_Given instruction_:
Gather up all lines that carry the word "this".

## Start Record set

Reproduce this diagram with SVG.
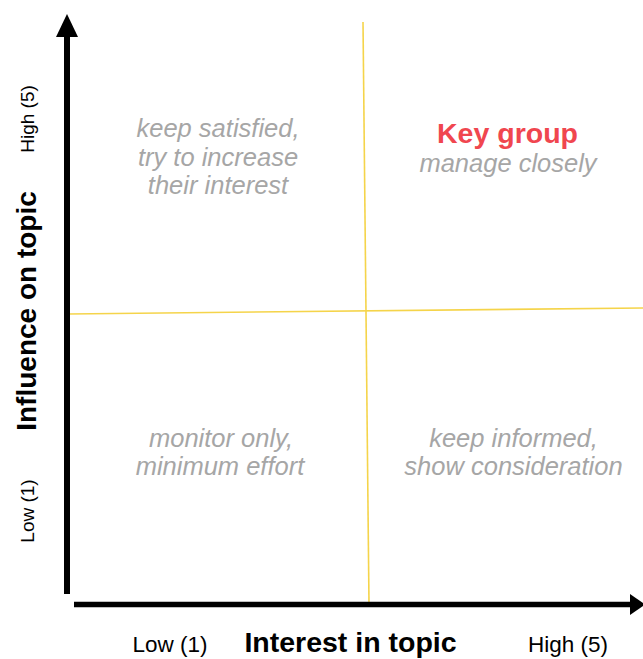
<svg xmlns="http://www.w3.org/2000/svg" width="643" height="659" viewBox="0 0 643 659">
<style>
.q{font-family:"Liberation Sans",Arial,sans-serif;font-style:italic;font-size:25.5px;fill:#a6a6a6;text-anchor:middle}
.ax{font-family:"Liberation Sans",Arial,sans-serif;font-size:22.5px;fill:#000;text-anchor:middle}
.axv{font-family:"Liberation Sans",Arial,sans-serif;font-size:19px;fill:#000;text-anchor:middle}
.axb{font-family:"Liberation Sans",Arial,sans-serif;font-size:28.5px;font-weight:bold;fill:#000;text-anchor:middle}
.grid{stroke:#f5d44a;stroke-width:1.6;fill:none}
</style>
<rect width="643" height="659" fill="#fff"/>
<g id="connectors">
<line class="grid" x1="363" y1="22" x2="369" y2="604"/>
<line class="grid" x1="68" y1="314" x2="643" y2="308"/>
<line x1="67" y1="30" x2="67" y2="594" stroke="#000" stroke-width="6"/>
<polygon points="67,14 56,37 78,37" fill="#000"/>
<line x1="74" y1="604.5" x2="632" y2="604.5" stroke="#000" stroke-width="5.5"/>
<polygon points="645,604.5 630,594 630,615" fill="#000"/>
</g>
<g id="q-top-left">
<text class="q" x="218" y="137">keep satisfied,</text>
<text class="q" x="218" y="166">try to increase</text>
<text class="q" x="218" y="194">their interest</text>
</g>
<g id="q-top-right">
<text x="507.5" y="143" style="font-family:'Liberation Sans',Arial,sans-serif;font-size:28.5px;font-weight:bold;fill:#f0464f;text-anchor:middle">Key group</text>
<text class="q" x="508" y="172">manage closely</text>
</g>
<g id="q-bottom-left">
<text class="q" x="221" y="447">monitor only,</text>
<text class="q" x="220" y="475">minimum effort</text>
</g>
<g id="q-bottom-right">
<text class="q" x="513.5" y="447">keep informed,</text>
<text class="q" x="513.5" y="475">show consideration</text>
</g>
<g id="y-axis-labels">
<text class="axv" transform="translate(34,119) rotate(-90)">High (5)</text>
<text class="axb" style="font-size:28px" transform="translate(36,311) rotate(-90)">Influence on topic</text>
<text class="axv" transform="translate(34,511) rotate(-90)">Low (1)</text>
</g>
<g id="x-axis-labels">
<text class="ax" x="170" y="652">Low (1)</text>
<text class="axb" x="350.5" y="652">Interest in topic</text>
<text class="ax" x="568" y="652">High (5)</text>
</g>
</svg>
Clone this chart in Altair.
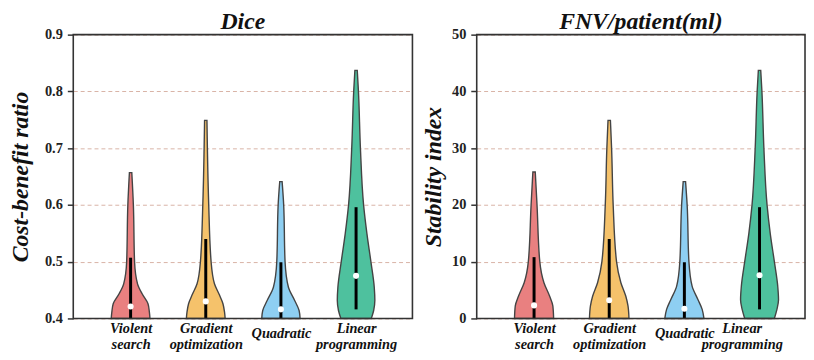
import json
import altair as alt
import pandas as pd

# ---------------- data ----------------
categories = ["Violent search", "Gradient optimization", "Quadratic", "Linear programming"]
label_lines = [["Violent", "search"], ["Gradient", "optimization"], ["Quadratic"],
               ["Linear\u00a0\u00a0\u00a0\u00a0\u00a0", "programming"]]
colors = ["#E98080", "#F5C26B", "#8ECFF2", "#4EC19E"]

# Dice (cost-benefit ratio): violin profiles (value, relative density)
dice_prof_vals = [
    [0.400, 0.411, 0.426, 0.443, 0.461, 0.500, 0.600, 0.657],
    [0.400, 0.411, 0.426, 0.443, 0.461, 0.500, 0.600, 0.749],
    [0.400, 0.414, 0.432, 0.455, 0.500, 0.600, 0.641],
    [0.400, 0.414, 0.432, 0.455, 0.500, 0.549, 0.600, 0.700, 0.800, 0.837],
]
dice_prof_dens = [
    [0.98, 0.95, 0.88, 0.59, 0.35, 0.20, 0.14, 0.06],
    [0.98, 0.95, 0.87, 0.67, 0.44, 0.27, 0.15, 0.06],
    [0.97, 0.92, 0.69, 0.38, 0.21, 0.14, 0.06],
    [0.77, 0.89, 0.95, 0.92, 0.75, 0.55, 0.38, 0.22, 0.12, 0.06],
]
dice_inner_lo = [0.400, 0.400, 0.400, 0.416]
dice_inner_hi = [0.507, 0.540, 0.499, 0.596]
dice_median = [0.421, 0.430, 0.416, 0.475]
dice_ticks = [0.4, 0.5, 0.6, 0.7, 0.8, 0.9]

# FNV/patient(ml) (stability index)
fnv_prof_vals = [
    [0, 2.2, 3.9, 6.3, 10, 20, 25.8],
    [0, 2.2, 3.9, 6.3, 10, 20, 30, 34.9],
    [0, 1.6, 3.3, 5.7, 10, 20, 24.1],
    [0, 1.6, 3.3, 5.7, 10, 15, 20, 30, 40, 43.7],
]
fnv_prof_dens = [
    [0.99, 0.95, 0.79, 0.50, 0.29, 0.15, 0.06],
    [1.00, 0.95, 0.84, 0.59, 0.37, 0.20, 0.12, 0.06],
    [0.99, 0.90, 0.69, 0.39, 0.23, 0.14, 0.06],
    [0.75, 0.88, 0.96, 0.92, 0.75, 0.54, 0.38, 0.22, 0.12, 0.06],
]
fnv_inner_lo = [0, 0, 0, 1.6]
fnv_inner_hi = [10.8, 14.0, 9.9, 19.6]
fnv_median = [2.3, 3.2, 1.7, 7.6]
fnv_ticks = [0, 10, 20, 30, 40, 50]

# ---------------- styling ----------------
FONT = "Liberation Serif"
VIOLIN_HALF = 0.263  # max half width of a violin, in category units
GRID_COLOR = "#d9b3a6"
FRAME = "#333333"
HEIGHT = 287


def label_expr():
    parts = []
    for i, lines in enumerate(label_lines):
        parts.append(f"datum.value == {i} ? {json.dumps(lines)} : ")
    return "".join(parts) + "''"


def panel(title, ytitle, prof_vals, prof_dens, lo, hi, med, ticks, ydomain,
          yfmt, width, xdomain, title_pad, linear_offset):
    rows = []
    for i, cat in enumerate(categories):
        for v, d in zip(prof_vals[i], prof_dens[i]):
            rows.append({"cat": cat, "pos": i, "value": v,
                         "left": i - d * VIOLIN_HALF, "right": i + d * VIOLIN_HALF})
    vdf = pd.DataFrame(rows)
    sdf = pd.DataFrame({"cat": categories, "pos": list(range(len(categories))),
                        "lo": lo, "hi": hi, "med": med})

    xscale = alt.Scale(domain=xdomain, nice=False, zero=False)
    yscale = alt.Scale(domain=ydomain, nice=False, zero=False)

    xaxis = alt.Axis(
        values=list(range(len(categories))), labelExpr=label_expr(), title=None,
        grid=False, ticks=False, domain=False, labelFont=FONT, labelFontSize=14.5,
        labelFontWeight="bold", labelFontStyle="italic", labelColor="#111",
        labelLineHeight=16, labelFlush=False, labelOverlap=False, labelBound=False,
        labelPadding={"condition": {"test": "datum.value == 2", "value": 8}, "value": 3},
        labelOffset={"condition": {"test": "datum.value == 3", "value": linear_offset}, "value": 0},
    )
    yaxis = alt.Axis(
        values=ticks, format=yfmt, title=ytitle, grid=True, gridColor=GRID_COLOR,
        gridDash=[4, 3], gridWidth=1, domain=False, tickColor=FRAME, tickSize=6,
        tickWidth=1.5, labelFont=FONT, labelFontSize=14.5, labelFontWeight="bold",
        labelColor="#222", labelPadding=5, titleFont=FONT, titleFontSize=24,
        titleFontWeight="bold", titleFontStyle="italic", titleColor="#111",
        titlePadding=title_pad,
    )

    area = alt.Chart(vdf).mark_area(
        orient="horizontal", interpolate="monotone", stroke="#444444",
        strokeWidth=1.4, opacity=1
    ).encode(
        y=alt.Y("value:Q", scale=yscale, axis=yaxis),
        x=alt.X("left:Q", scale=xscale, axis=xaxis),
        x2="right:Q",
        color=alt.Color("cat:N", scale=alt.Scale(domain=categories, range=colors), legend=None),
    )
    rule = alt.Chart(sdf).mark_rule(color="black", strokeWidth=3).encode(
        x=alt.X("pos:Q", scale=xscale), y=alt.Y("lo:Q", scale=yscale), y2="hi:Q"
    )
    dot = alt.Chart(sdf).mark_circle(color="white", size=38, opacity=1).encode(
        x=alt.X("pos:Q", scale=xscale), y=alt.Y("med:Q", scale=yscale)
    )
    frame = alt.Chart(pd.DataFrame({"f": [0]})).mark_rect(
        fill="white", fillOpacity=0, stroke=FRAME, strokeWidth=1.6
    ).encode(
        x=alt.value(0), x2=alt.value(width), y=alt.value(0), y2=alt.value(HEIGHT)
    )
    return alt.layer(area, rule, dot, frame).properties(
        width=width, height=HEIGHT,
        title=alt.TitleParams(title, font=FONT, fontSize=24, fontWeight="bold",
                              fontStyle="italic", color="#111", offset=-7),
    )


left = panel("Dice", "Cost-benefit ratio", dice_prof_vals, dice_prof_dens,
             dice_inner_lo, dice_inner_hi, dice_median, dice_ticks, [0.4, 0.9],
             ".1f", 343, [-0.763, 3.75], 12, 0)
right = panel("FNV/patient(ml)", "Stability index", fnv_prof_vals, fnv_prof_dens,
              fnv_inner_lo, fnv_inner_hi, fnv_median, fnv_ticks, [0, 50],
              "d", 332, [-0.763, 3.605], 6, -18)

chart = alt.hconcat(left, right, spacing=8).properties(
    background="white", padding=0
).configure_view(stroke=None)

chart.save("out.html", embed_options={"renderer": "svg", "actions": False})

## End Record set

_Written solution_:
Reproduce this diagram with SVG.
Clone this chart in Altair.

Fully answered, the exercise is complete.